Y en este siglo crítico, Don Quijote, que se ha contaminado de
criticismo también, tiene que arremeter contra sí mismo, víctima de
intelectualismo y de sentimentalismo, y que cuando quiere ser más
espontáneo, más afectado aparece. Y quiere el pobre racionalizar lo
irracional e irracionalizar lo racional. Y cae en la desesperación
íntima del siglo crítico de que fueron las dos más grandes víctimas
Nietzsche y Tolstoi. Y por desesperación entra en el furor heroico de
que hablaba aquel Quijote del pensamiento que escapó al claustro,
Giordano Bruno, y se hace despertador de las almas que duermen, dormitantium animorum excubitor,
como dijo de sí mismo el exdominicano, el que escribió: «El amor
heroico es propio de las naturalezas superiores llamadas insanas —insane—, no porque no saben —non sanno—, sino porque sobresaben —soprasanno.»
Pero Bruno creía en el triunfo de sus doctrinas, o por lo menos al
pie de su estatua, en el Campo dei Fiori, frente al Vaticano, han puesto
que se la ofrece el siglo por él adivinado, il secolo da lui divinato.
Mas nuestro Don Quijote, el redivivo, el interior, el consciente de su
propia comicidad, no cree que triunfen sus doctrinas en este mundo
porque no son de él. Y es mejor que no triunfen. Y si le quisieran hacer
a Don Quijote rey, se retiraría solo al monte, huyendo de las turbas
regificientes y regicidas, como se retiró solo al monte el Cristo
cuando, después del milagro de los peces y los panes, le quisieron
proclamar rey. Dejó el título de rey para encima de la cruz.

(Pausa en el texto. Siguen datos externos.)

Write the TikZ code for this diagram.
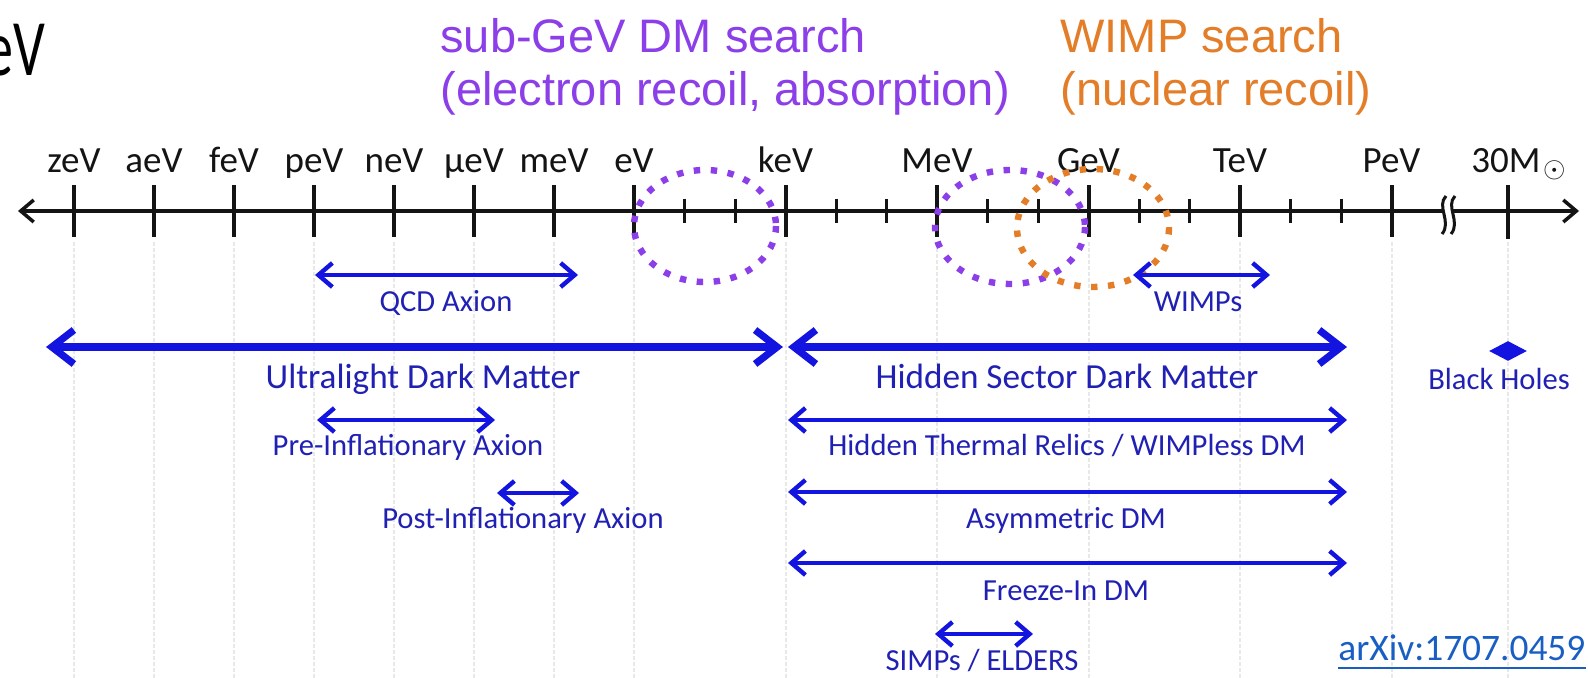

¿Cuál es, pues, la nueva misión de Don Quijote hoy en este mundo?
Clamar, clamar en el desierto. Pero el desierto oye, aunque no oigan los
hombres, y un día se convertirá en selva sonora, y esa voz solitaria
que va posando en el desierto como semilla, dará un cedro gigantesco que
con sus cien mil lenguas cantará un hosana eterno al Señor de la vida y
de la muerte.
Y vosotros ahora, bachilleres Carrascos del regeneracionismo
europeizante, jóvenes que trabajáis a la europea, con método y
crítica... científicos, haced riqueza, haced patria, haced arte, haced
ciencia, haced ética, haced o más bien traducid sobre todo Kultura, que
así mataréis a la vida y a la muerte. ¡Para lo que ha de durarnos
todo...!
*
Y con esto se acaban ya —¡ya era hora!— por ahora al menos, estos
ensayos sobre el sentimiento trágico de la vida en los hombres y en los
pueblos, o por lo menos en mí —que soy hombre— y en el alma de mi pueblo
tal como en la mía se refleja.
Espero, lector, que mientras dure nuestra tragedia, en algún
entreacto, volvamos a encontrarnos. Y nos reconoceremos. Y perdona si te
he molestado más de lo debido e inevitable, más de lo que, al tomar la
pluma para distraerte un poco de tus distracciones, me propuse. ¡Y Dios
no te dé paz y sí gloria!
En Salamanca, año de gracia de 1912.